> **Dataset rows**
- - -
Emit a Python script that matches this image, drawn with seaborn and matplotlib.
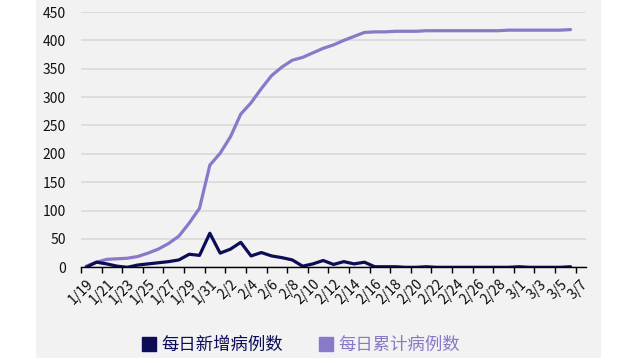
import matplotlib
matplotlib.use("Agg")
import matplotlib.pyplot as plt
import seaborn as sns
import pandas as pd
from matplotlib.patches import Rectangle
from matplotlib.lines import Line2D

# ---- data ----
dates = ["1/19", "1/20", "1/21", "1/22", "1/23", "1/24", "1/25", "1/26", "1/27", "1/28",
         "1/29", "1/30", "1/31", "2/1", "2/2", "2/3", "2/4", "2/5", "2/6", "2/7",
         "2/8", "2/9", "2/10", "2/11", "2/12", "2/13", "2/14", "2/15", "2/16", "2/17",
         "2/18", "2/19", "2/20", "2/21", "2/22", "2/23", "2/24", "2/25", "2/26", "2/27",
         "2/28", "2/29", "3/1", "3/2", "3/3", "3/4", "3/5", "3/6", "3/7"]
daily_new = [0, 9, 6, 2, 0, 4, 6, 8, 10, 13,
             23, 21, 60, 25, 32, 44, 20, 26, 20, 17,
             13, 2, 6, 12, 5, 10, 6, 9, 1, 1,
             1, 0, 0, 1, 0, 0, 0, 0, 0, 0,
             0, 0, 1, 0, 0, 0, 0, 1]
cumulative = [2, 9, 14, 15, 16, 19, 25, 32, 42, 55,
              78, 104, 180, 201, 230, 270, 290, 315, 338, 353,
              365, 370, 378, 386, 392, 400, 407, 414, 415, 415,
              416, 416, 416, 417, 417, 417, 417, 417, 417, 417,
              417, 418, 418, 418, 418, 418, 418, 419]
series_names = ["每日新增病例数", "每日累计病例数"]
colors = ["#0c0c57", "#8a78c8"]
y_ticks = [0, 50, 100, 150, 200, 250, 300, 350, 400, 450]

sns.set_theme(style="white")
plt.rcParams["font.family"] = ["Noto Sans CJK SC", "DejaVu Sans"]

n = len(daily_new)
df = pd.DataFrame({
    "pos": [i + 0.5 for i in range(n)] * 2,
    "value": daily_new + cumulative,
    "series": [series_names[0]] * n + [series_names[1]] * n,
})

fig = plt.figure(figsize=(6.4, 3.58), dpi=100)
fig.patch.set_facecolor("white")
fig.patches.append(Rectangle((36 / 640, 0), 565 / 640, 1, transform=fig.transFigure,
                             facecolor="#f2f2f2", edgecolor="none", zorder=-10))

ax = fig.add_axes([81 / 640, (358 - 267.3) / 358, 505 / 640, 255.3 / 358])
ax.set_facecolor("none")

sns.lineplot(data=df, x="pos", y="value", hue="series", hue_order=series_names,
             palette=colors, linewidth=2.3, ax=ax, legend=False, sort=False,
             estimator=None)
for ln in ax.lines:
    ln.set_solid_joinstyle("round")
    ln.set_solid_capstyle("round")
ax.lines[0].set_zorder(4)
ax.lines[1].set_zorder(3)

ax.set_xlim(0, len(dates))
ax.set_ylim(0, 450)
ax.set_yticks(y_ticks)
ax.set_yticklabels([str(v) for v in y_ticks], fontsize=10, color="#111111",
                   fontweight="medium")
ax.tick_params(axis="y", length=0, pad=11)

label_pos = [i + 0.5 for i in range(0, len(dates), 2)]
ax.set_xticks(label_pos)
ax.set_xticklabels(dates[::2], rotation=45, ha="right", va="top",
                   rotation_mode="anchor", fontsize=10, color="#0a0a0a",
                   fontweight="medium")
ax.tick_params(axis="x", which="major", length=0, pad=7)
ax.set_xticks(list(range(0, len(dates), 2)), minor=True)
ax.tick_params(axis="x", which="minor", length=4.5, width=1, color="black",
               direction="out", bottom=True)

ax.yaxis.grid(True, color="#d9d9d9", linewidth=1.2)
ax.xaxis.grid(False)
for s in ["top", "left", "right"]:
    ax.spines[s].set_visible(False)
ax.spines["bottom"].set_color("black")
ax.spines["bottom"].set_linewidth(1)
ax.spines["bottom"].set_zorder(5)
ax.set_xlabel("")
ax.set_ylabel("")

handles = [Line2D([], [], marker="s", linestyle="none", markersize=10.5,
                  markerfacecolor=c, markeredgecolor=c) for c in colors]
leg = fig.legend(handles, series_names, loc="center",
                 bbox_to_anchor=(300 / 640, (358 - 345) / 358), ncol=2,
                 frameon=False, fontsize=12.5, handletextpad=0.2,
                 columnspacing=2.0, handlelength=1.0, labelcolor=colors)

fig.savefig("out.png", dpi=100)
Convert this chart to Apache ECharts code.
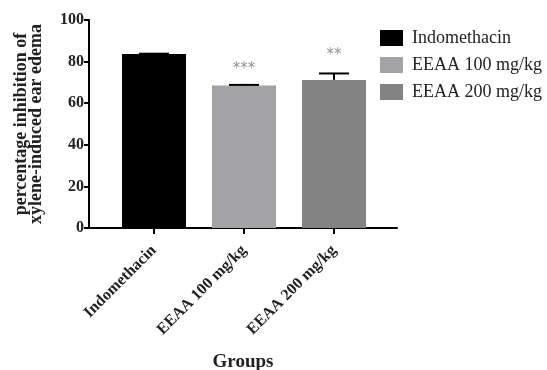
- - -
> **Direction**
Print, exactly as written, the lines above from the first one to the one containing "from matplotlib.lines import Line2D". Leave out pictures.

> **Final answer**
Emit a Python script that matches this image, drawn with seaborn and matplotlib.
import matplotlib
matplotlib.use("Agg")
import matplotlib.pyplot as plt
import seaborn as sns
import pandas as pd
from matplotlib.patches import Rectangle
from matplotlib.lines import Line2D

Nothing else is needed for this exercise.